— Begin Collected material —

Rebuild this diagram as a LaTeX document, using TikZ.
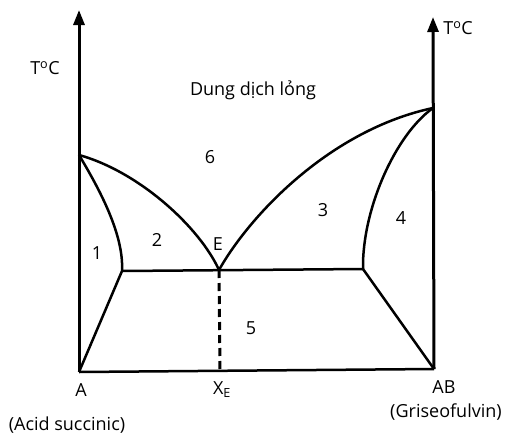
\documentclass[tikz,border=0pt]{standalone}
\usepackage{fontspec}
\setmainfont{Open Sans}
\usetikzlibrary{arrows.meta}
\begin{document}
\begin{tikzpicture}[x=1pt,y=-1pt,
  curve/.style={line width=2.5pt},
  axis/.style={line width=3pt,-{Triangle[length=15pt,width=11pt]}},
  lbl/.style={font=\fontsize{18}{20}\selectfont,inner sep=0pt}]
\useasboundingbox (0,0) rectangle (506,434);
\coordinate (A) at (79,372);
\coordinate (B) at (434,369);
\coordinate (Ltop) at (79,10);
\coordinate (Rtop) at (433,17);
\coordinate (L) at (79,155);
\coordinate (R) at (433,108);
\coordinate (E) at (219,270);
\coordinate (S1) at (122,271);
\coordinate (S2) at (363,269);
\coordinate (XE) at (220,371);
% axes
\draw[axis] (A) -- (Ltop);
\draw[axis] (B) -- (Rtop);
\draw[curve] (A) -- (B);
% curves
\draw[curve] (L) .. controls (140,172) and (200,228) .. (E);
\draw[curve] (L) .. controls (100,190) and (124,235) .. (S1);
\draw[curve] (E) .. controls (250,215) and (330,130) .. (R);
\draw[curve] (R) .. controls (395,135) and (362,210) .. (S2);
\draw[curve] (S1) -- (S2);
\draw[curve] (S1) -- (A);
\draw[curve] (S2) -- (B);
\draw[line width=3pt,dash pattern=on 8pt off 5pt] (E) -- (XE);
% labels
\node[lbl] (t1) at (45,68) {T\textsuperscript{o}C};
\node[lbl] (t2) at (458,28) {T\textsuperscript{o}C};
\node[lbl] (liq) at (253,90) {Dung dịch lỏng};
\node[lbl] (n6) at (210,157) {6};
\node[lbl] (n1) at (97,253) {1};
\node[lbl] (n2) at (157,240) {2};
\node[lbl] (nE) at (218,244) {E};
\node[lbl] (n3) at (323,210) {3};
\node[lbl] (n4) at (401,218) {4};
\node[lbl] (n5) at (251,328) {5};
\node[lbl] (nA) at (81,390) {A};
\node[lbl] (nX) at (222,390) {X\textsubscript{E}};
\node[lbl] (nAB) at (444,387) {AB};
\node[lbl] (as) at (67,425) {(Acid succinic)};
\node[lbl] (gr) at (446,412) {(Griseofulvin)};
\end{tikzpicture}
\end{document}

— End Collected material —

Copy out all of the material exactly as written, without its pictures.

Answer below =
Rebuild this diagram as a LaTeX document, using TikZ.
\documentclass[tikz,border=0pt]{standalone}
\usepackage{fontspec}
\setmainfont{Open Sans}
\usetikzlibrary{arrows.meta}
\begin{document}
\begin{tikzpicture}[x=1pt,y=-1pt,
  curve/.style={line width=2.5pt},
  axis/.style={line width=3pt,-{Triangle[length=15pt,width=11pt]}},
  lbl/.style={font=\fontsize{18}{20}\selectfont,inner sep=0pt}]
\useasboundingbox (0,0) rectangle (506,434);
\coordinate (A) at (79,372);
\coordinate (B) at (434,369);
\coordinate (Ltop) at (79,10);
\coordinate (Rtop) at (433,17);
\coordinate (L) at (79,155);
\coordinate (R) at (433,108);
\coordinate (E) at (219,270);
\coordinate (S1) at (122,271);
\coordinate (S2) at (363,269);
\coordinate (XE) at (220,371);
% axes
\draw[axis] (A) -- (Ltop);
\draw[axis] (B) -- (Rtop);
\draw[curve] (A) -- (B);
% curves
\draw[curve] (L) .. controls (140,172) and (200,228) .. (E);
\draw[curve] (L) .. controls (100,190) and (124,235) .. (S1);
\draw[curve] (E) .. controls (250,215) and (330,130) .. (R);
\draw[curve] (R) .. controls (395,135) and (362,210) .. (S2);
\draw[curve] (S1) -- (S2);
\draw[curve] (S1) -- (A);
\draw[curve] (S2) -- (B);
\draw[line width=3pt,dash pattern=on 8pt off 5pt] (E) -- (XE);
% labels
\node[lbl] (t1) at (45,68) {T\textsuperscript{o}C};
\node[lbl] (t2) at (458,28) {T\textsuperscript{o}C};
\node[lbl] (liq) at (253,90) {Dung dịch lỏng};
\node[lbl] (n6) at (210,157) {6};
\node[lbl] (n1) at (97,253) {1};
\node[lbl] (n2) at (157,240) {2};
\node[lbl] (nE) at (218,244) {E};
\node[lbl] (n3) at (323,210) {3};
\node[lbl] (n4) at (401,218) {4};
\node[lbl] (n5) at (251,328) {5};
\node[lbl] (nA) at (81,390) {A};
\node[lbl] (nX) at (222,390) {X\textsubscript{E}};
\node[lbl] (nAB) at (444,387) {AB};
\node[lbl] (as) at (67,425) {(Acid succinic)};
\node[lbl] (gr) at (446,412) {(Griseofulvin)};
\end{tikzpicture}
\end{document}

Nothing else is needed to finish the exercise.